Let's see the code in the question:
class Test {
volatile int a;
public static void main(String ... args) {
final Test t = new Test();
new Thread(new Runnable(){ //thread A
#Override
public void run() {
Thread.sleep(3000);
t.a = 10;
}
}).start();
new Thread(new Runnable(){ //thread B
#Override
public void run() {
System.out.println("Value " + t.a);
}
}).start();
}
}
Thread A writes 10 into value t.a and thread B tries to read it out. Suppose thread A writes before thread B reads, then when thread B reads it will load the value from the memory because it doesn't cache the value in register or cache so it always get 10 written by thread A. And if thread A writes after thread B reads, thread B reads initial value (0). So this example doesn't show how volatile works and the difference. But if we change the code like this:
class Test {
volatile int a;
public static void main(String ... args) {
final Test t = new Test();
new Thread(new Runnable(){ //thread A
#Override
public void run() {
Thread.sleep(3000);
t.a = 10;
}
}).start();
new Thread(new Runnable(){ //thread B
#Override
public void run() {
while (1) {
System.out.println("Value " + t.a);
}
}
}).start();
}
}
Without volatile, the print value should always be initial value (0) even some read happens after thread A writes 10 into t.a, which violate the happen-before relationship.
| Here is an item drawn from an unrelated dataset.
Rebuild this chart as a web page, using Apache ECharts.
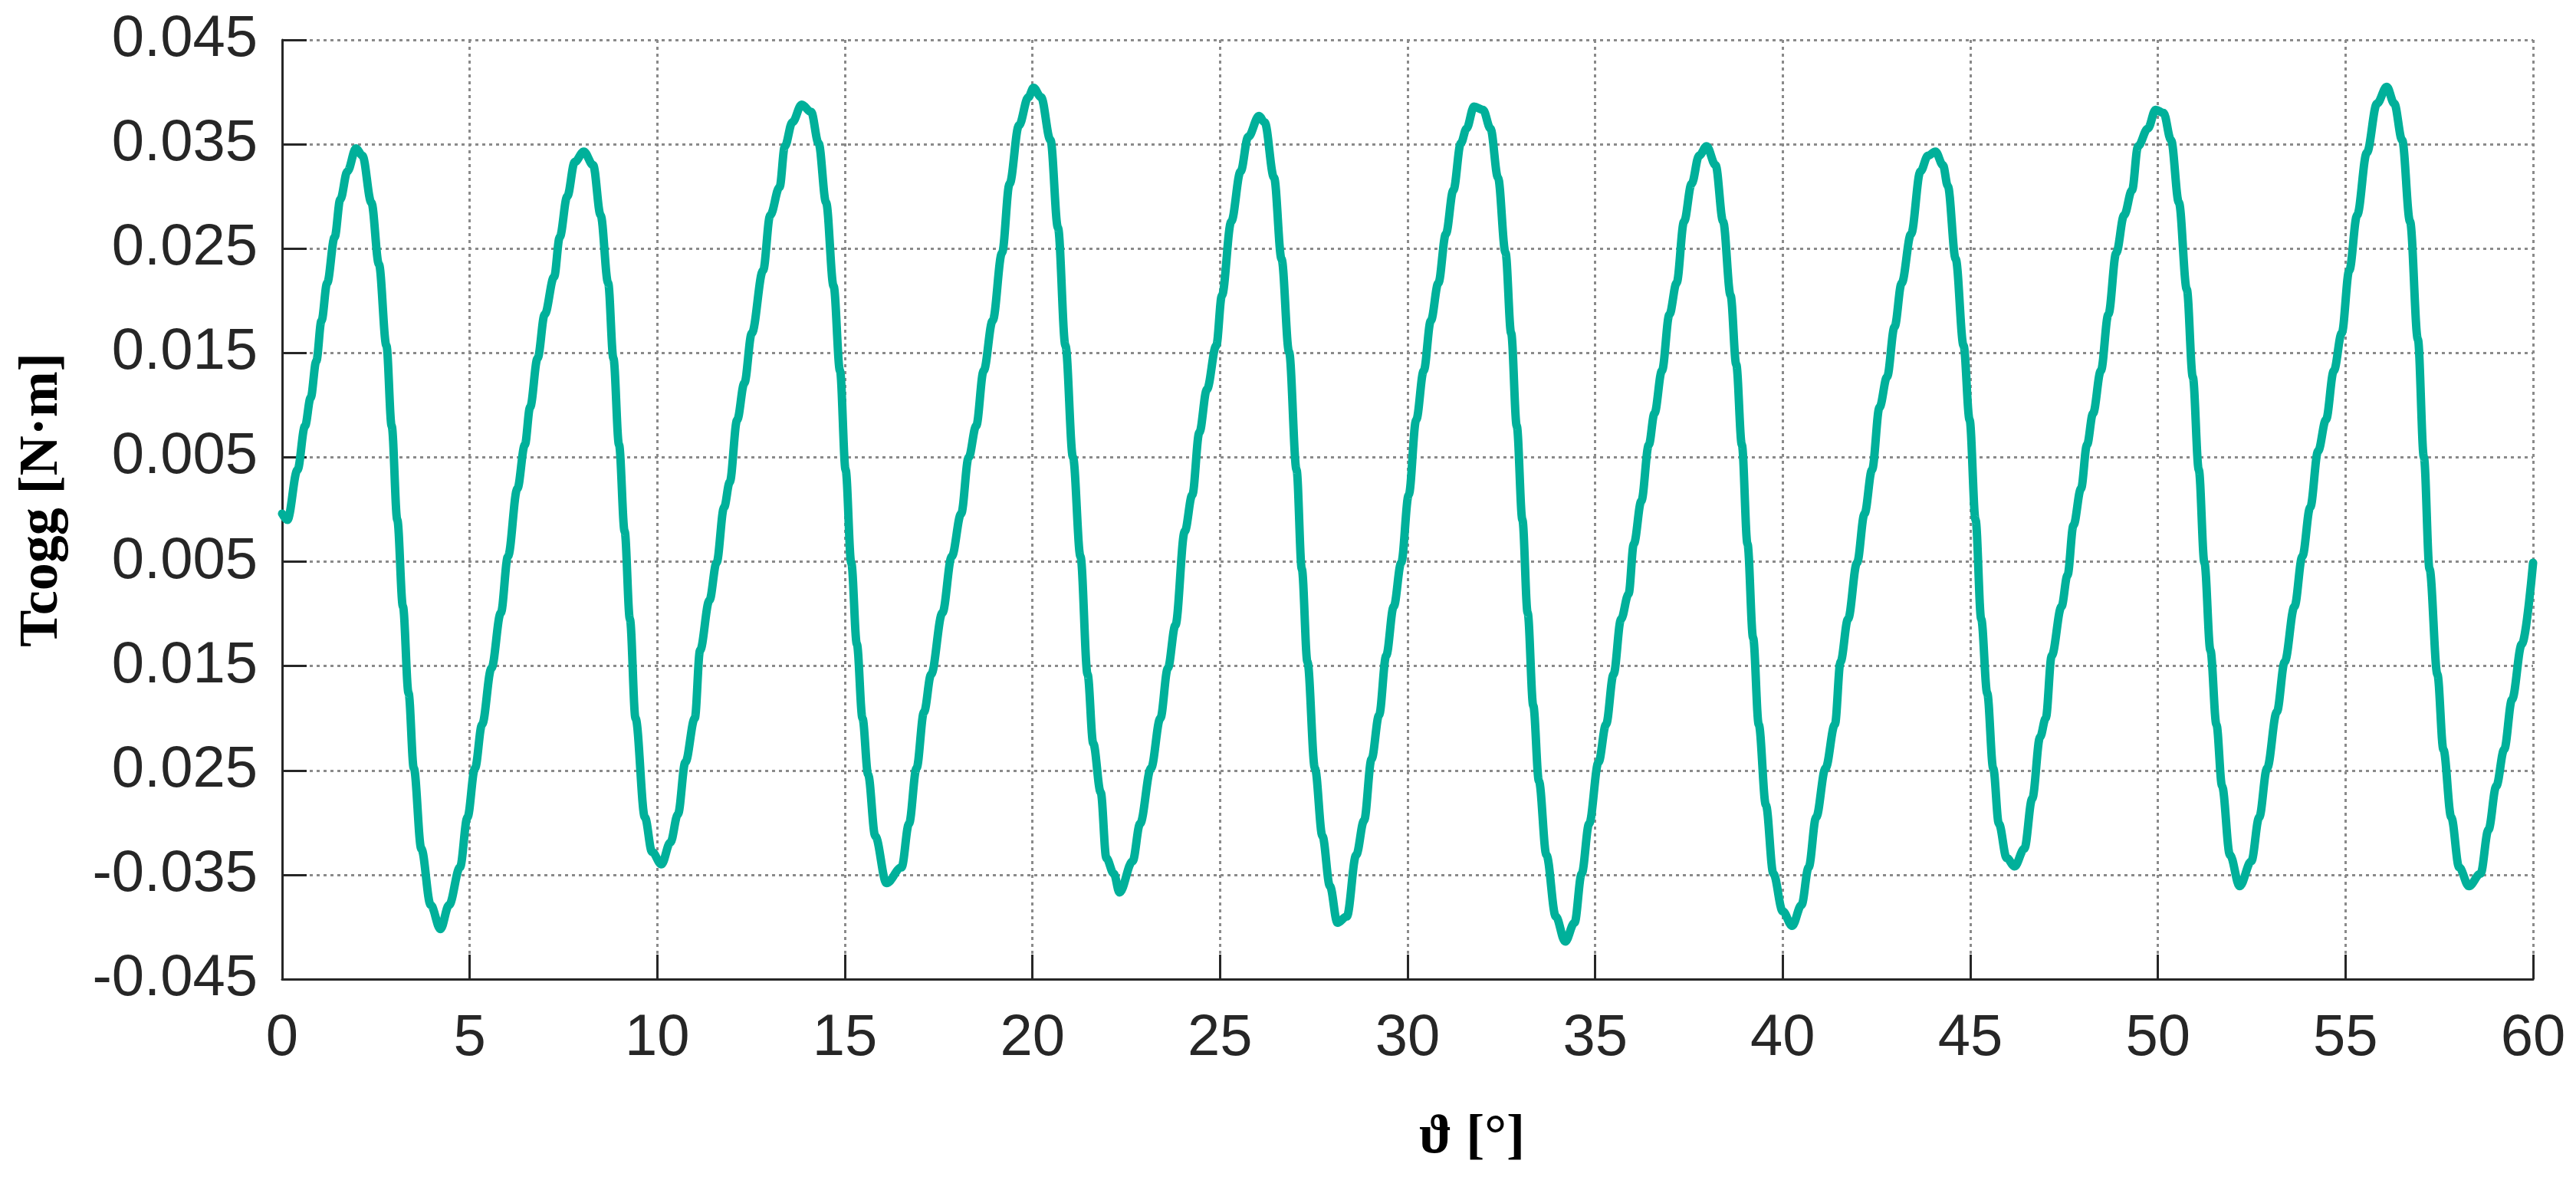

The reason is compiler optimizes the code and save the t.a into register and every time it will use the register value instead of reading from cache memory, of course which much faster. But it also cause the happen-before relationship violation problem because thread B can't get the right value after others update it.
In the above example, volatile write happens-before volatile read means that with volatile thread B will get the right value of t.a once after thread A update it. Compiler will guarantee every time thread B reads t.a, it must read from cache or memory instead of just using register's stale value.